[BEGIN SOURCE EXCERPT]
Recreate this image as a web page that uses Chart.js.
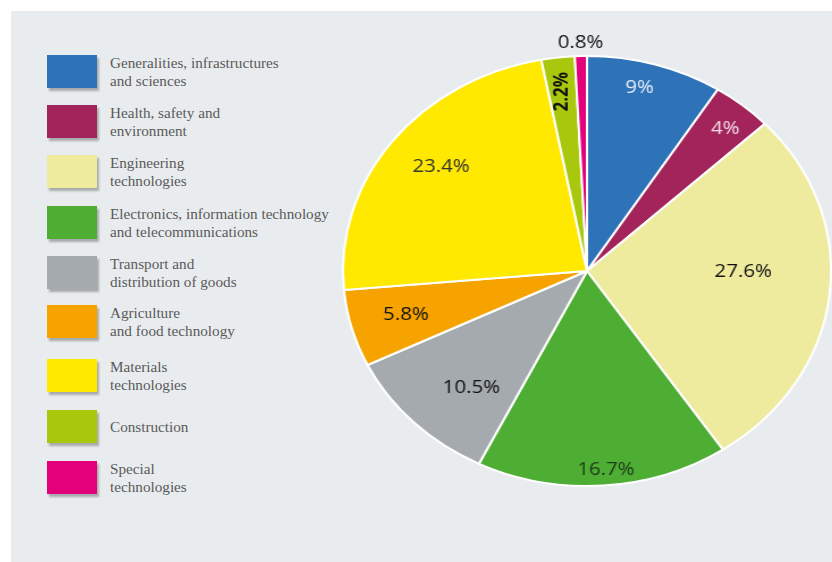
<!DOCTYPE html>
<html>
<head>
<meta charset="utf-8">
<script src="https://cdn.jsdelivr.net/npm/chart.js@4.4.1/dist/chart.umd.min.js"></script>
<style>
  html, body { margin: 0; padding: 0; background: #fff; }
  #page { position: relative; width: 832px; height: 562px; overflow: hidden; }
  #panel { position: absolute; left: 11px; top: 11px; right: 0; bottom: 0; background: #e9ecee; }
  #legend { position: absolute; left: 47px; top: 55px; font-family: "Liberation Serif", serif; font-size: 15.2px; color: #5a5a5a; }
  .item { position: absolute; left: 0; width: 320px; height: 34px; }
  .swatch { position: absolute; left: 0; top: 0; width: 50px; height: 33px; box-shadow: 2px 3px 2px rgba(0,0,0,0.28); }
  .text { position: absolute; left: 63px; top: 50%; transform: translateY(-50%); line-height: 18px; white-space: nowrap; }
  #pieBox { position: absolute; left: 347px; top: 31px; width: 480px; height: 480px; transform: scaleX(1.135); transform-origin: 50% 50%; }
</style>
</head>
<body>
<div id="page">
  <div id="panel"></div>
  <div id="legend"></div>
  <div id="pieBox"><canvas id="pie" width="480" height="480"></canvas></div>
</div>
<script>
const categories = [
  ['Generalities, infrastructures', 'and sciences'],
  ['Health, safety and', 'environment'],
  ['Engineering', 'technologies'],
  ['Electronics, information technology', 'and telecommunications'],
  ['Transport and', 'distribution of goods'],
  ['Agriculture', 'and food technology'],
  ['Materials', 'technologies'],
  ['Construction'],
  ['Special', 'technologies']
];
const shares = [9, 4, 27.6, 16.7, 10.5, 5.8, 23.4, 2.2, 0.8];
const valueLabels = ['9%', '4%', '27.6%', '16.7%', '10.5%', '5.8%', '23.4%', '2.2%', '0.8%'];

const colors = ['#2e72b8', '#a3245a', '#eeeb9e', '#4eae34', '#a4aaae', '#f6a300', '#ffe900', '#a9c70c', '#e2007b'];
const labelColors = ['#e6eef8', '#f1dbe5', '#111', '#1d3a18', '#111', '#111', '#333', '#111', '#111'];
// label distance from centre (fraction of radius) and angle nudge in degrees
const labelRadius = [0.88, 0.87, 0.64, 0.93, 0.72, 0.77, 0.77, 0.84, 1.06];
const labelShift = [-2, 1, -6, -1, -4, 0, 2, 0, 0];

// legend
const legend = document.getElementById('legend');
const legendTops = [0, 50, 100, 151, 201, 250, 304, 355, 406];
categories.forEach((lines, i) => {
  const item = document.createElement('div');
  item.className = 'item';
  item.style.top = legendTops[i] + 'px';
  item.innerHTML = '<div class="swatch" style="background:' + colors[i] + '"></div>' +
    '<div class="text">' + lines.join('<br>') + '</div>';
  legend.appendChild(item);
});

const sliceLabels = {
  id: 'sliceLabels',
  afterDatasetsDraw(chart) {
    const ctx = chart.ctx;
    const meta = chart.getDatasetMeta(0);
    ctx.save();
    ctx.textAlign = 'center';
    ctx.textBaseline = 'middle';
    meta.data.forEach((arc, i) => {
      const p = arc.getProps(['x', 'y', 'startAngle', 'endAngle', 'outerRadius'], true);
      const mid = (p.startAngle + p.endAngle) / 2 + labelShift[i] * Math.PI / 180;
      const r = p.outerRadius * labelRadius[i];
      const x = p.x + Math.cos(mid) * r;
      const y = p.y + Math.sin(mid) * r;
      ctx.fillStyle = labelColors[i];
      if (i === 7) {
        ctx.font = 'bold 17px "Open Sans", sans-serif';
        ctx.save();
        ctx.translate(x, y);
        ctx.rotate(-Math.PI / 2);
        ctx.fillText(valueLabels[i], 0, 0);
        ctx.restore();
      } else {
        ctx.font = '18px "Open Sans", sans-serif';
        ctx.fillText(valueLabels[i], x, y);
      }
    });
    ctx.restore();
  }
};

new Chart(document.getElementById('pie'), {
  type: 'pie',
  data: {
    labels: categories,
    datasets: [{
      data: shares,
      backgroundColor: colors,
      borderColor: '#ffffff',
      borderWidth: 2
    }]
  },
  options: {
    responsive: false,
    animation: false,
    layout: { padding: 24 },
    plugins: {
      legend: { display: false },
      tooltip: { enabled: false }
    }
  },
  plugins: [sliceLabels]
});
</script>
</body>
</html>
[END SOURCE EXCERPT]
Using the material above, return every line exactly as it appears, minus the pictures.

== RESPONSE ==
Recreate this image as a web page that uses Chart.js.
<!DOCTYPE html>
<html>
<head>
<meta charset="utf-8">
<script src="https://cdn.jsdelivr.net/npm/chart.js@4.4.1/dist/chart.umd.min.js"></script>
<style>
  html, body { margin: 0; padding: 0; background: #fff; }
  #page { position: relative; width: 832px; height: 562px; overflow: hidden; }
  #panel { position: absolute; left: 11px; top: 11px; right: 0; bottom: 0; background: #e9ecee; }
  #legend { position: absolute; left: 47px; top: 55px; font-family: "Liberation Serif", serif; font-size: 15.2px; color: #5a5a5a; }
  .item { position: absolute; left: 0; width: 320px; height: 34px; }
  .swatch { position: absolute; left: 0; top: 0; width: 50px; height: 33px; box-shadow: 2px 3px 2px rgba(0,0,0,0.28); }
  .text { position: absolute; left: 63px; top: 50%; transform: translateY(-50%); line-height: 18px; white-space: nowrap; }
  #pieBox { position: absolute; left: 347px; top: 31px; width: 480px; height: 480px; transform: scaleX(1.135); transform-origin: 50% 50%; }
</style>
</head>
<body>
<div id="page">
  <div id="panel"></div>
  <div id="legend"></div>
  <div id="pieBox"><canvas id="pie" width="480" height="480"></canvas></div>
</div>
<script>
const categories = [
  ['Generalities, infrastructures', 'and sciences'],
  ['Health, safety and', 'environment'],
  ['Engineering', 'technologies'],
  ['Electronics, information technology', 'and telecommunications'],
  ['Transport and', 'distribution of goods'],
  ['Agriculture', 'and food technology'],
  ['Materials', 'technologies'],
  ['Construction'],
  ['Special', 'technologies']
];
const shares = [9, 4, 27.6, 16.7, 10.5, 5.8, 23.4, 2.2, 0.8];
const valueLabels = ['9%', '4%', '27.6%', '16.7%', '10.5%', '5.8%', '23.4%', '2.2%', '0.8%'];

const colors = ['#2e72b8', '#a3245a', '#eeeb9e', '#4eae34', '#a4aaae', '#f6a300', '#ffe900', '#a9c70c', '#e2007b'];
const labelColors = ['#e6eef8', '#f1dbe5', '#111', '#1d3a18', '#111', '#111', '#333', '#111', '#111'];
// label distance from centre (fraction of radius) and angle nudge in degrees
const labelRadius = [0.88, 0.87, 0.64, 0.93, 0.72, 0.77, 0.77, 0.84, 1.06];
const labelShift = [-2, 1, -6, -1, -4, 0, 2, 0, 0];

// legend
const legend = document.getElementById('legend');
const legendTops = [0, 50, 100, 151, 201, 250, 304, 355, 406];
categories.forEach((lines, i) => {
  const item = document.createElement('div');
  item.className = 'item';
  item.style.top = legendTops[i] + 'px';
  item.innerHTML = '<div class="swatch" style="background:' + colors[i] + '"></div>' +
    '<div class="text">' + lines.join('<br>') + '</div>';
  legend.appendChild(item);
});

const sliceLabels = {
  id: 'sliceLabels',
  afterDatasetsDraw(chart) {
    const ctx = chart.ctx;
    const meta = chart.getDatasetMeta(0);
    ctx.save();
    ctx.textAlign = 'center';
    ctx.textBaseline = 'middle';
    meta.data.forEach((arc, i) => {
      const p = arc.getProps(['x', 'y', 'startAngle', 'endAngle', 'outerRadius'], true);
      const mid = (p.startAngle + p.endAngle) / 2 + labelShift[i] * Math.PI / 180;
      const r = p.outerRadius * labelRadius[i];
      const x = p.x + Math.cos(mid) * r;
      const y = p.y + Math.sin(mid) * r;
      ctx.fillStyle = labelColors[i];
      if (i === 7) {
        ctx.font = 'bold 17px "Open Sans", sans-serif';
        ctx.save();
        ctx.translate(x, y);
        ctx.rotate(-Math.PI / 2);
        ctx.fillText(valueLabels[i], 0, 0);
        ctx.restore();
      } else {
        ctx.font = '18px "Open Sans", sans-serif';
        ctx.fillText(valueLabels[i], x, y);
      }
    });
    ctx.restore();
  }
};

new Chart(document.getElementById('pie'), {
  type: 'pie',
  data: {
    labels: categories,
    datasets: [{
      data: shares,
      backgroundColor: colors,
      borderColor: '#ffffff',
      borderWidth: 2
    }]
  },
  options: {
    responsive: false,
    animation: false,
    layout: { padding: 24 },
    plugins: {
      legend: { display: false },
      tooltip: { enabled: false }
    }
  },
  plugins: [sliceLabels]
});
</script>
</body>
</html>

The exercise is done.